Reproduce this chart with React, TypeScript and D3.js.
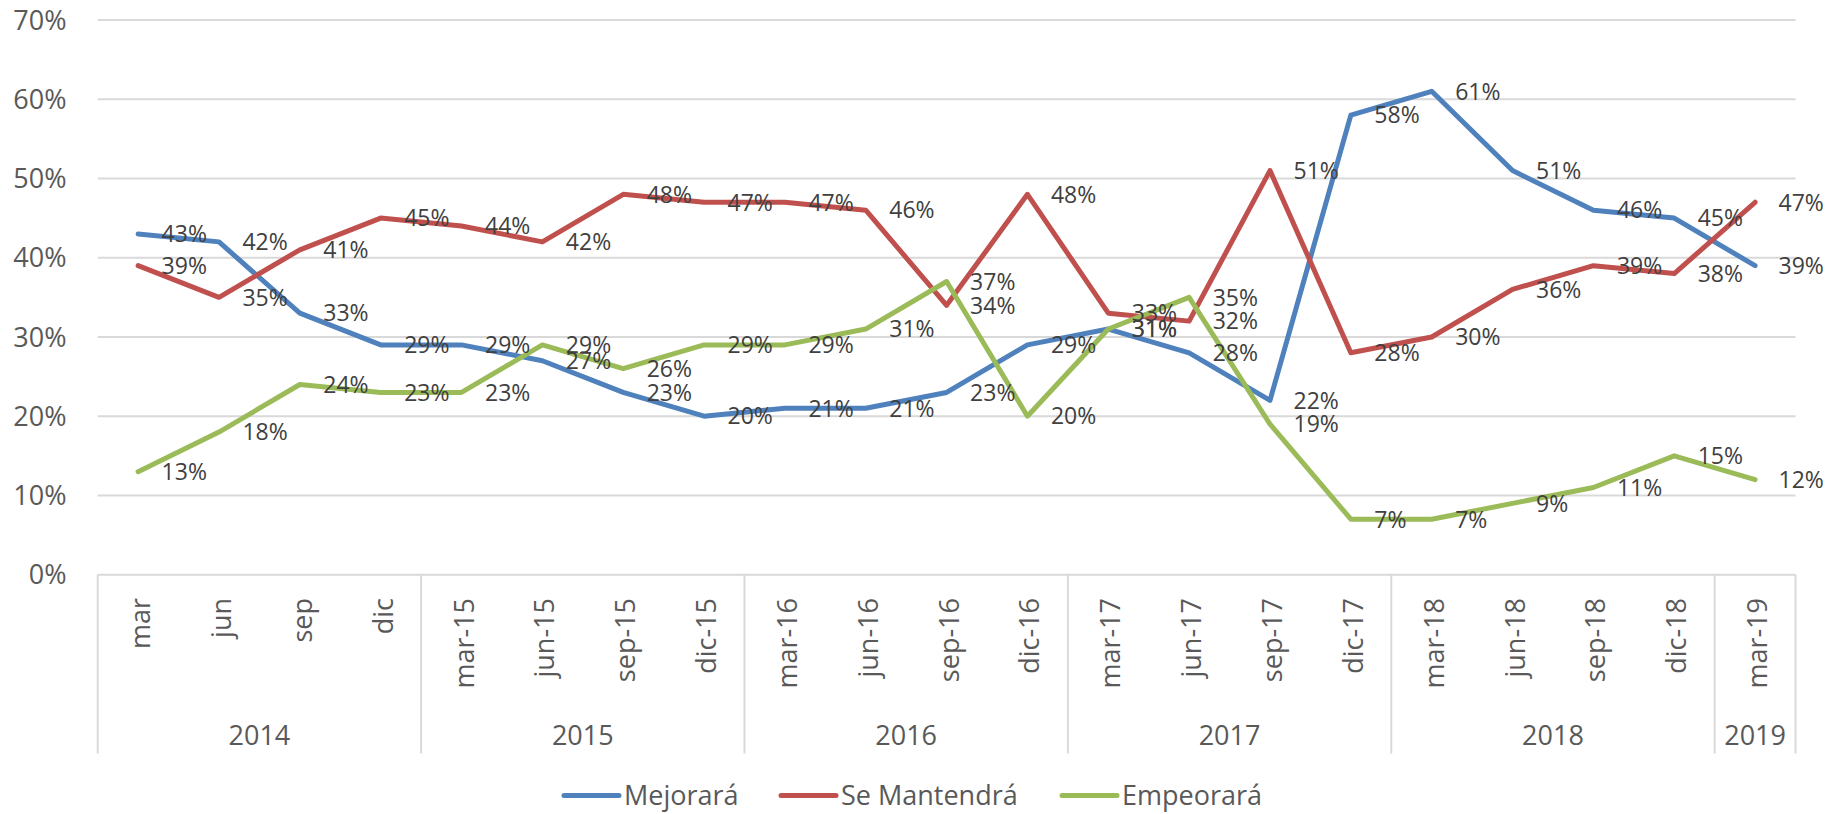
import React, { useEffect, useRef } from 'react';
import * as d3 from 'd3';

const categories = [
  'mar', 'jun', 'sep', 'dic',
  'mar-15', 'jun-15', 'sep-15', 'dic-15',
  'mar-16', 'jun-16', 'sep-16', 'dic-16',
  'mar-17', 'jun-17', 'sep-17', 'dic-17',
  'mar-18', 'jun-18', 'sep-18', 'dic-18',
  'mar-19',
];
const years = ['2014', '2015', '2016', '2017', '2018', '2019'];
const yearCounts = [4, 4, 4, 4, 4, 1];

const mejorara = [43, 42, 33, 29, 29, 27, 23, 20, 21, 21, 23, 29, 31, 28, 22, 58, 61, 51, 46, 45, 39];
const seMantendra = [39, 35, 41, 45, 44, 42, 48, 47, 47, 46, 34, 48, 33, 32, 51, 28, 30, 36, 39, 38, 47];
const empeorara = [13, 18, 24, 23, 23, 29, 26, 29, 29, 31, 37, 20, 31, 35, 19, 7, 7, 9, 11, 15, 12];

const yTicks = [0, 10, 20, 30, 40, 50, 60, 70];

const seriesNames = ['Mejorará', 'Se Mantendrá', 'Empeorará'];
const seriesColors = ['#4F81BD', '#C0504D', '#9BBB59'];

const W = 1836;
const H = 814;
const FONT = "'Open Sans', 'Liberation Sans', Arial, sans-serif";

const App = () => {
  const svgRef = useRef(null);

  useEffect(() => {
    if (!svgRef.current) return;
    const svg = d3.select(svgRef.current);
    svg.selectAll('*').remove();

    const margin = { left: 97.7, right: W - 1795.5, top: 20, bottom: H - 574.7 };
    const x = d3.scaleBand().domain(categories).range([margin.left, W - margin.right]).paddingInner(0).paddingOuter(0);
    const y = d3.scaleLinear().domain([0, 70]).range([H - margin.bottom, margin.top]);
    const cx = (c) => x(c) + x.bandwidth() / 2;

    // gridlines
    svg.append('g').selectAll('line').data(yTicks).join('line')
      .attr('x1', margin.left).attr('x2', W - margin.right)
      .attr('y1', d => y(d)).attr('y2', d => y(d))
      .attr('stroke', '#D9D9D9').attr('stroke-width', 2);

    // y labels
    svg.append('g').selectAll('text').data(yTicks).join('text')
      .attr('x', 66.5).attr('y', d => y(d))
      .attr('dy', '0.36em')
      .attr('text-anchor', 'end')
      .attr('font-family', FONT).attr('font-size', 27).attr('fill', '#595959')
      .text(d => `${d}%`);

    // category axis: group dividers
    const bounds = [0];
    yearCounts.forEach(n => bounds.push(bounds[bounds.length - 1] + n));
    const bx = (i) => i < categories.length ? x(categories[i]) : x(categories[categories.length - 1]) + x.bandwidth();
    svg.append('g').selectAll('line').data(bounds).join('line')
      .attr('x1', d => bx(d)).attr('x2', d => bx(d))
      .attr('y1', y(0)).attr('y2', 753.5)
      .attr('stroke', '#D9D9D9').attr('stroke-width', 2);

    svg.append('g').selectAll('text').data(categories).join('text')
      .attr('transform', d => `translate(${cx(d) + 12},598) rotate(-90)`)
      .attr('text-anchor', 'end')
      .attr('font-family', FONT).attr('font-size', 27).attr('fill', '#595959')
      .text(d => d);

    svg.append('g').selectAll('text').data(years).join('text')
      .attr('x', (d, i) => (bx(bounds[i]) + bx(bounds[i + 1])) / 2)
      .attr('y', 745)
      .attr('text-anchor', 'middle')
      .attr('font-family', FONT).attr('font-size', 27).attr('fill', '#595959')
      .text(d => d);

    const allSeries = [mejorara, seMantendra, empeorara];
    const line = d3.line().x((d, i) => cx(categories[i])).y(d => y(d));

    svg.append('g').selectAll('path').data(allSeries).join('path')
      .attr('d', d => line(d))
      .attr('fill', 'none')
      .attr('stroke', (d, i) => seriesColors[i])
      .attr('stroke-width', 5)
      .attr('stroke-linejoin', 'round')
      .attr('stroke-linecap', 'round');

    // data labels (right of point)
    allSeries.forEach((vals) => {
      svg.append('g').selectAll('text').data(vals).join('text')
        .attr('x', (d, i) => cx(categories[i]) + 23.5)
        .attr('y', d => y(d))
        .attr('dy', '0.36em')
        .attr('font-family', FONT).attr('font-size', 23).attr('fill', '#404040')
        .text(d => `${d}%`);
    });

    // legend
    const legendX = [564, 781, 1062];
    const legendY = 795.5;
    const lg = svg.append('g').selectAll('g').data(seriesNames).join('g')
      .attr('transform', (d, i) => `translate(${legendX[i]},${legendY})`);
    lg.append('line').attr('x1', 0).attr('x2', 55).attr('y1', 0).attr('y2', 0)
      .attr('stroke', (d, i) => seriesColors[i]).attr('stroke-width', 5).attr('stroke-linecap', 'round');
    lg.append('text').attr('x', 60).attr('y', 0).attr('dy', '0.36em')
      .attr('font-family', FONT).attr('font-size', 27).attr('fill', '#595959')
      .text(d => d);
  }, []);

  return (
    <svg ref={svgRef} width={W} height={H} viewBox={`0 0 ${W} ${H}`}
      style={{ position: 'absolute', left: 0, top: 0, display: 'block', background: '#fff' }} />
  );
};

export default App;
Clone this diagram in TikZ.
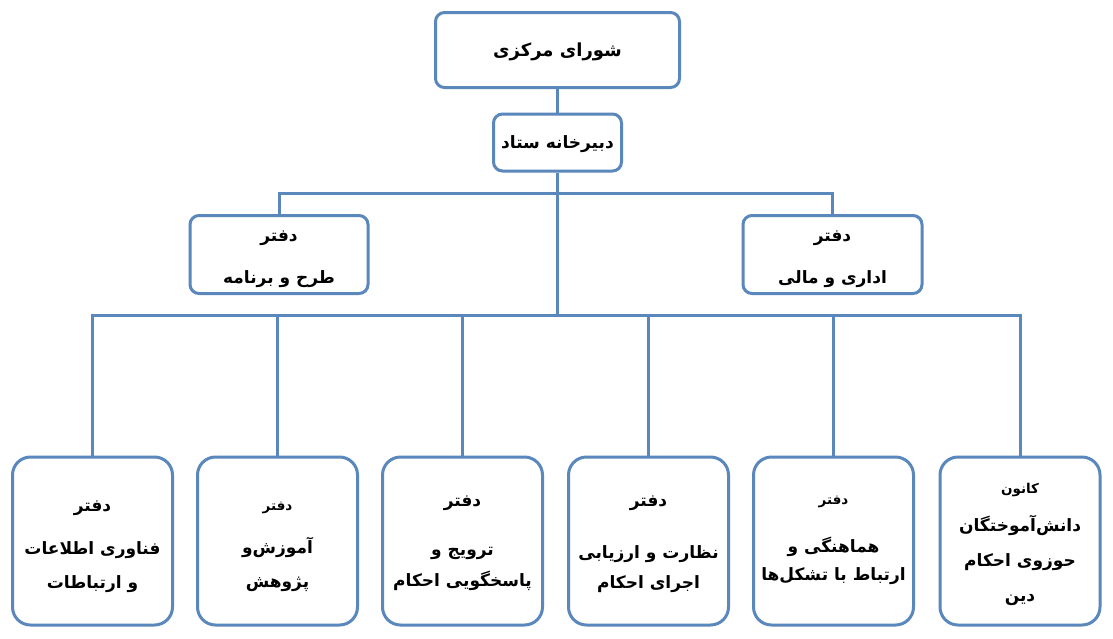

**Written request**
Everything from the top line of the data down to and including the line with "const svgRef = useRef(null);" is to be copied, except the pictures.

**Result for this exercise**
Reproduce this chart with React, TypeScript and D3.js.
import React, { useEffect, useRef } from 'react';
import * as d3 from 'd3';

const categories = [
  'mar', 'jun', 'sep', 'dic',
  'mar-15', 'jun-15', 'sep-15', 'dic-15',
  'mar-16', 'jun-16', 'sep-16', 'dic-16',
  'mar-17', 'jun-17', 'sep-17', 'dic-17',
  'mar-18', 'jun-18', 'sep-18', 'dic-18',
  'mar-19',
];
const years = ['2014', '2015', '2016', '2017', '2018', '2019'];
const yearCounts = [4, 4, 4, 4, 4, 1];

const mejorara = [43, 42, 33, 29, 29, 27, 23, 20, 21, 21, 23, 29, 31, 28, 22, 58, 61, 51, 46, 45, 39];
const seMantendra = [39, 35, 41, 45, 44, 42, 48, 47, 47, 46, 34, 48, 33, 32, 51, 28, 30, 36, 39, 38, 47];
const empeorara = [13, 18, 24, 23, 23, 29, 26, 29, 29, 31, 37, 20, 31, 35, 19, 7, 7, 9, 11, 15, 12];

const yTicks = [0, 10, 20, 30, 40, 50, 60, 70];

const seriesNames = ['Mejorará', 'Se Mantendrá', 'Empeorará'];
const seriesColors = ['#4F81BD', '#C0504D', '#9BBB59'];

const W = 1836;
const H = 814;
const FONT = "'Open Sans', 'Liberation Sans', Arial, sans-serif";

const App = () => {
  const svgRef = useRef(null);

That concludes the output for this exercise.